# Einstein notation and conventions when raising/lowering indices with the metric

I was trying to find components of the Riemann tensor and it occurred to me that there could be an issue with my notation. For example, if one particular component of the tensor is

$$R^{\theta}{}_{t\theta t},$$

and I wanted to find the component $R^t{}_{\theta\theta t}$, then I could

$$R^t{}_{\theta\theta t}=g^{tt}(-g_{\theta\theta} R^{\theta}{}_{t\theta t});$$ i.e. lower the $\theta$ index with the $g_{\theta\theta}$ component of the metric, then use the fact that $R_{t\theta\theta t}=-R_{\theta t\theta t}$ and finally, raise the $t$ index with the $g^{tt}$ component of the inverse metric.

I know that there should only be two indices the same on any one term, but, in this case these indices are neither free nor being summed over. So, is this notation allowed and is it correct to use the metric in this way?
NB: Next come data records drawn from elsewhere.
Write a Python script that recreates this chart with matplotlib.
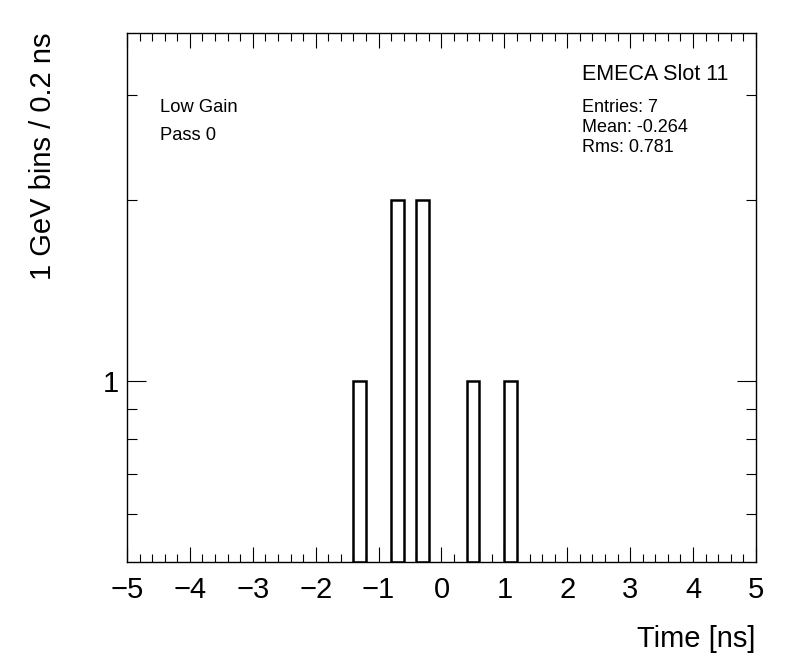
import matplotlib
matplotlib.use('Agg')
import matplotlib.pyplot as plt
from matplotlib.ticker import FixedLocator, MultipleLocator, NullFormatter
import numpy as np

plt.rcParams['font.family'] = ['Liberation Sans', 'DejaVu Sans']

# histogram contents (0.2 ns bins, only filled bins listed)
bin_low = [-1.4, -0.8, -0.4, 0.4, 1.0]
counts = [1, 2, 2, 1, 1]
bin_width = 0.2

title = "EMECA Slot 11"
stats = ["Entries: 7", "Mean: -0.264", "Rms: 0.781"]
notes = ["Low Gain", "Pass 0"]

H = 672
fig = plt.figure(figsize=(7.96, 6.72), dpi=100)
ax = fig.add_axes([0.1595, 0.1637, 0.7902, 0.7872])

ymin, ymax = 0.5, 3.8
ax.bar(bin_low, np.array(counts) - ymin, width=bin_width, align='edge',
       bottom=ymin, fill=False, edgecolor='black', linewidth=1.8)
ax.set_yscale('log')
ax.set_xlim(-5, 5)
ax.set_ylim(ymin, ymax)

# ROOT style ticks
ax.xaxis.set_major_locator(MultipleLocator(1))
ax.xaxis.set_minor_locator(MultipleLocator(0.2))
ax.yaxis.set_major_locator(FixedLocator([1]))
ax.yaxis.set_minor_locator(FixedLocator([0.6, 0.7, 0.8, 0.9, 2, 3]))
ax.yaxis.set_major_formatter(plt.FuncFormatter(lambda v, p: "%g" % v))
ax.yaxis.set_minor_formatter(NullFormatter())
ax.tick_params(which='both', direction='in', top=True, right=True,
               width=0.8, labelsize=21)
ax.tick_params(axis='x', which='major', length=11, pad=10)
ax.tick_params(axis='x', which='minor', length=6)
ax.tick_params(axis='y', which='major', length=14, pad=6)
ax.tick_params(axis='y', which='minor', length=7)
for s in ax.spines.values():
    s.set_linewidth(1.0)

ax.set_xlabel("Time [ns]", fontsize=21, loc='right', labelpad=15)
ax.set_ylabel("1 GeV bins / 0.2 ns", fontsize=21, loc='top', labelpad=33)

# pixel positions measured from the top-left corner
ax.text(582, H - 74, title, transform=None, fontsize=15.5, va='center')
for i, s in enumerate(stats):
    ax.text(582, H - (107 + i * 20), s, transform=None, fontsize=13,
            va='center')
for i, s in enumerate(notes):
    ax.text(160, H - (108 + i * 27), s, transform=None, fontsize=13.2,
            va='center')

plt.savefig("out.png", dpi=100)
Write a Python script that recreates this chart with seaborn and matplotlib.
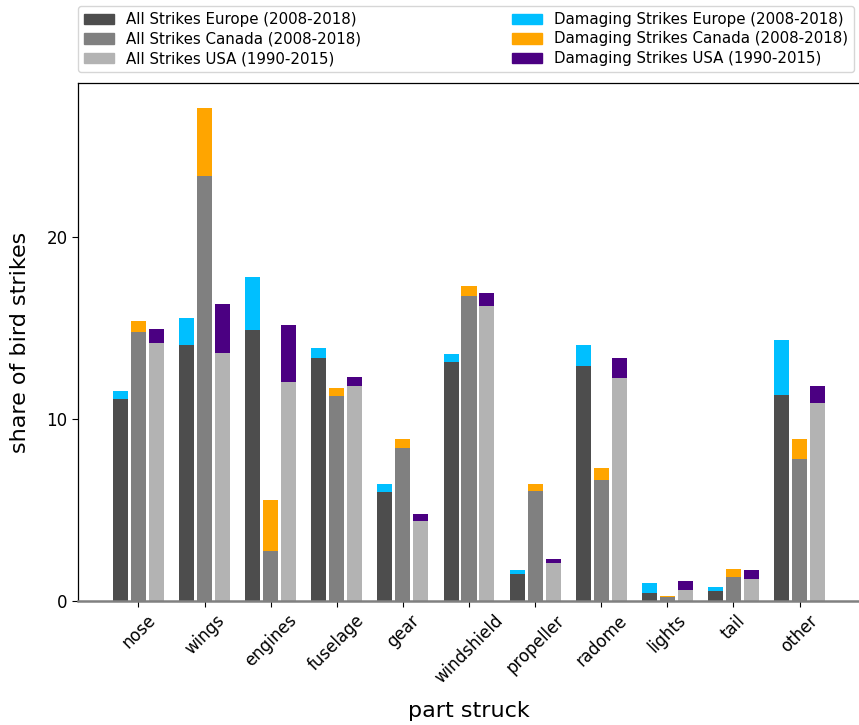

The $\theta$'s and $t$'s here are not indices (i.e., dummy indices), they're specific values of the indices. For example, if you have coordinates $(t,r,\theta,\phi)$, then you could also notate $R^\theta{}_{t\theta t}$ as $R^2{}_{020}$.
The manipulation you did with lowering the index, applying antisymmetry, and raising it again is a valid manipulation, and there is no need to explicitly notate the raising and lowering using the metric. If you do want to explicitly notate it, then you need indices on the metric that are dummy indices, i.e., variables that take on more than one value. These days most people use Greek letters for concrete indices, so you'd have stuff like $g^{\mu\nu}$.